Marilyn in Michigan said...


You've made a wonderfully interesting life, and had the good mind to remember it ! Thanks for your memories.

Mike in D.C. said...

Ah yes, Jack. Now forgotten his last name. He smoked camel or chesterfield cigarettes, the real deal, and died in the early 70s, was amazed at his connections with all the groups, Beatles, Stones.... London was still fun in 69!

Frank Pleasants said...

Thanks for remembering, Mike. Not many of us around who do! Who would have thought we'd be sitting around swapping tales about our London years 45 years on?

Joel in Fredericksburg said...


I love your nonchalant attitude to this important moment in the history of Pop!

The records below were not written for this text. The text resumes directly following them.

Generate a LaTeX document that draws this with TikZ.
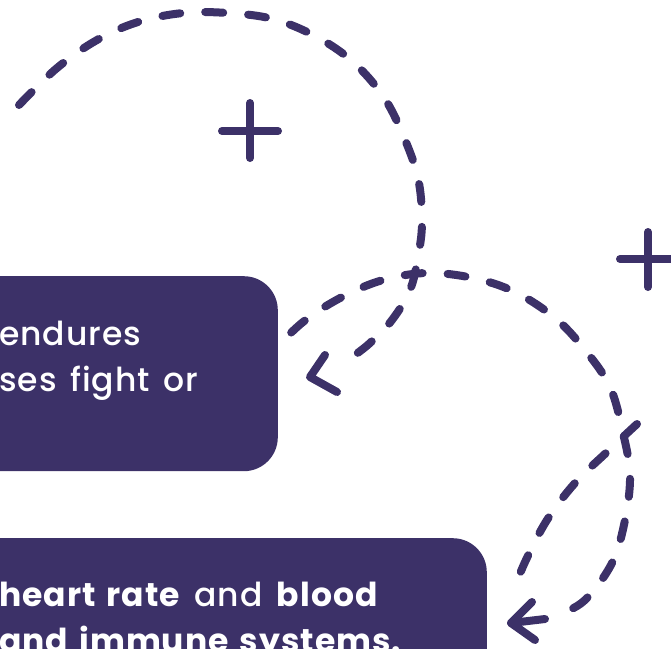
\documentclass[tikz,border=0pt]{standalone}
\usepackage{fontspec}
\setmainfont{Poppins}[UprightFont={* Medium}, BoldFont={* Bold}, LetterSpace=3, WordSpace=1.4]
\definecolor{plum}{RGB}{60,49,104}
\tikzset{
  trail/.style={draw=plum, line width=8pt, line cap=round, dash pattern=on 18pt off 25pt},
  tipbarb/.style={draw=plum, line width=8pt, line cap=round, line join=round},
  plusmark/.style={draw=plum, line width=8pt, line cap=round},
  panel/.style={fill=plum, rounded corners=34pt, inner sep=0pt},
  panel text/.style={text=white, inner sep=0pt, anchor=base west, font=\fontsize{33}{45}\selectfont},
}

\begin{document}
\begin{tikzpicture}[x=1pt,y=-1pt]
  %%%%% START %%%%%
  \clip (0,0) rectangle (671,648);

  % end points of the loops
  \coordinate (topA) at (19,105);
  \coordinate (tipA) at (310,377);
  \coordinate (tipB) at (511,623);
  \coordinate (topC) at (637,424);

  % plus marks
  \draw[plusmark] (222,131) -- (278,131);
  \draw[plusmark] (250,103) -- (250,158);
  \draw[plusmark] (620,259) -- (676,259);
  \draw[plusmark] (648,232) -- (648,287);

  % big loop round the first plus
  \draw[trail] plot[smooth, tension=0.6] coordinates {(topA) (57,68) (97,40) (138,22) (183,13) (228,13)
    (273,19) (315,36) (352,61) (383,96) (403,135) (418,178) (422,222) (418,257) (410,290) (392,320) (370,343) (352,357)};
  \draw[tipbarb] (tipA) ++(15,-22) -- (tipA) -- ++(27,15);

  % loop from the first panel down to the second
  \draw[trail, dash phase=10pt] plot[smooth, tension=0.6] coordinates {(268,356) (303,322) (342,297) (383,280) (427,273) (473,278)
    (515,292) (555,318) (585,350) (610,387) (623,433) (630,475) (625,520) (612,563) (585,600) (560,614)};
  \draw[tipbarb] (tipB) ++(21,-21) -- (tipB) -- ++(24,17);
  \draw[tipbarb] (tipB) -- ++(34,-4);

  % loop coming in from the right
  \draw[trail] plot[smooth, tension=0.6] coordinates {(topC) (607,452) (575,483) (547,520) (525,562) (514,590)};

  % panels
  \node[panel, anchor=north east, minimum width=400pt, minimum height=195pt] (ease) at (278,276) {};
  \node[panel, anchor=north east, minimum width=560pt, minimum height=170pt] (calm) at (487,538) {};

  \node[panel text] (easeA) at (-1,345) {endures};
  \node[panel text] (easeB) at (-1,391) {ses fight or};
  \node[panel text] (calmA) at (-1,606) {\textbf{heart rate} and \textbf{blood}};
  \node[panel text] (calmB) at (-1,652) {\textbf{and immune systems.}};
  %%%%% END %%%%%
\end{tikzpicture}
\end{document}
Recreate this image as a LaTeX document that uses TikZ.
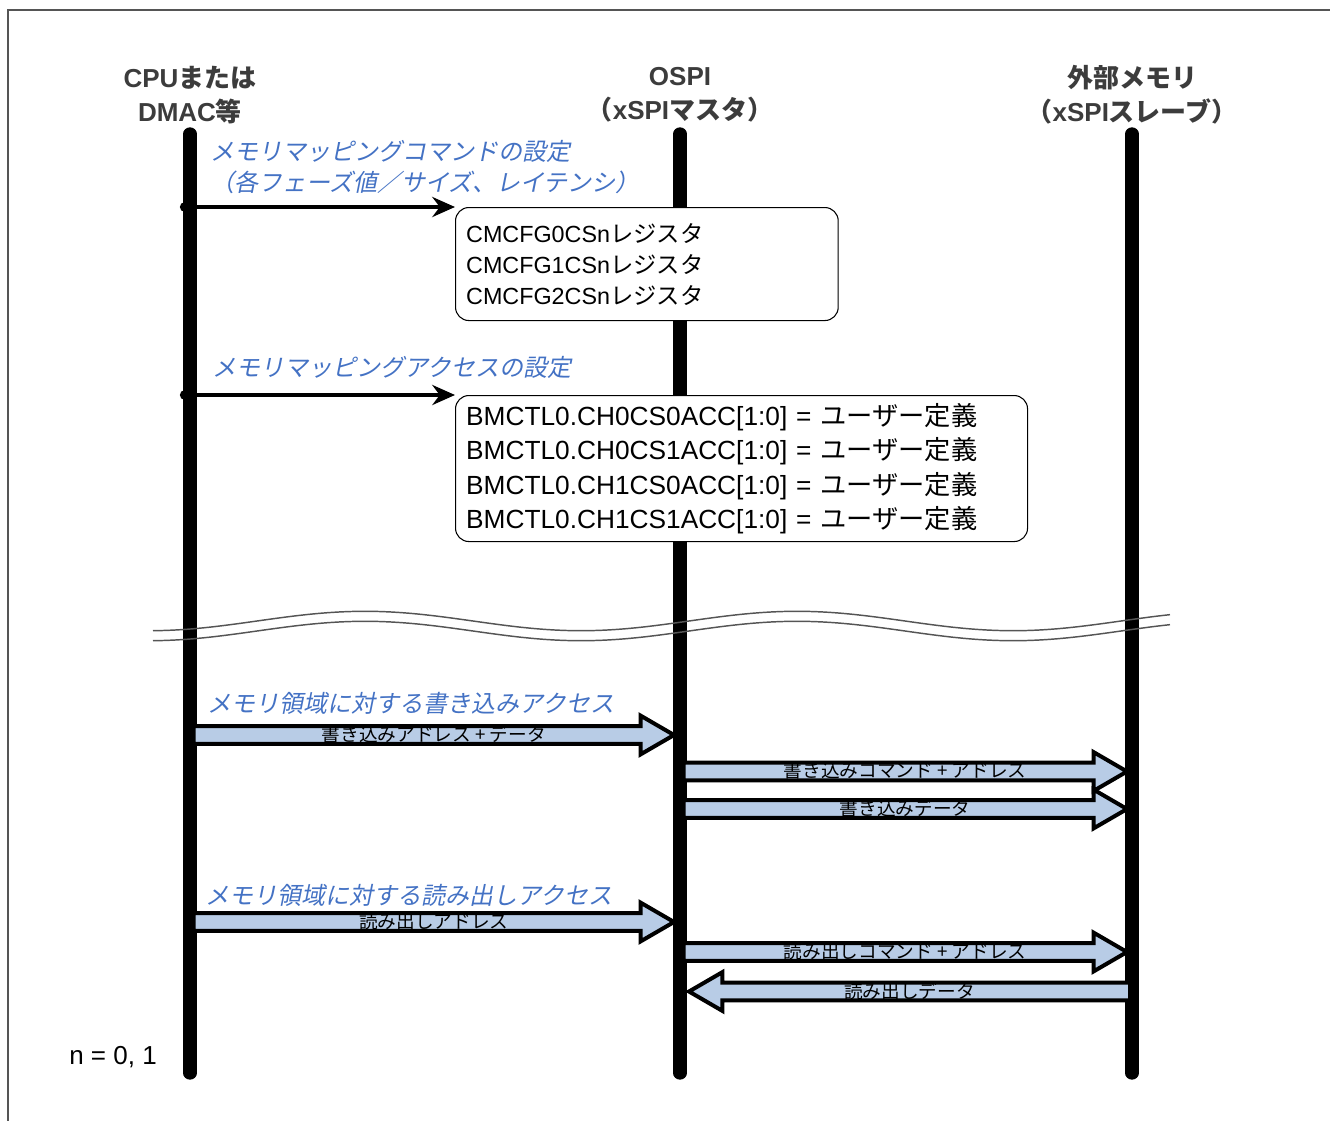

I first heard about the Beatles in Paris in the 60s from a French-Canadian friend I was visiting at the Cité internationale universitaire. He had heard about them on a car radio while driving in England and assumed at first that the discussion was about a plague of insects!

Hud said...

Good Ol' Frank. So in touch and so out of touch. All at the same time! I enjoyed this.

Rosanne in Australia said...

Ha, an amazing experience....and a delightful tale, Frank! Cheers!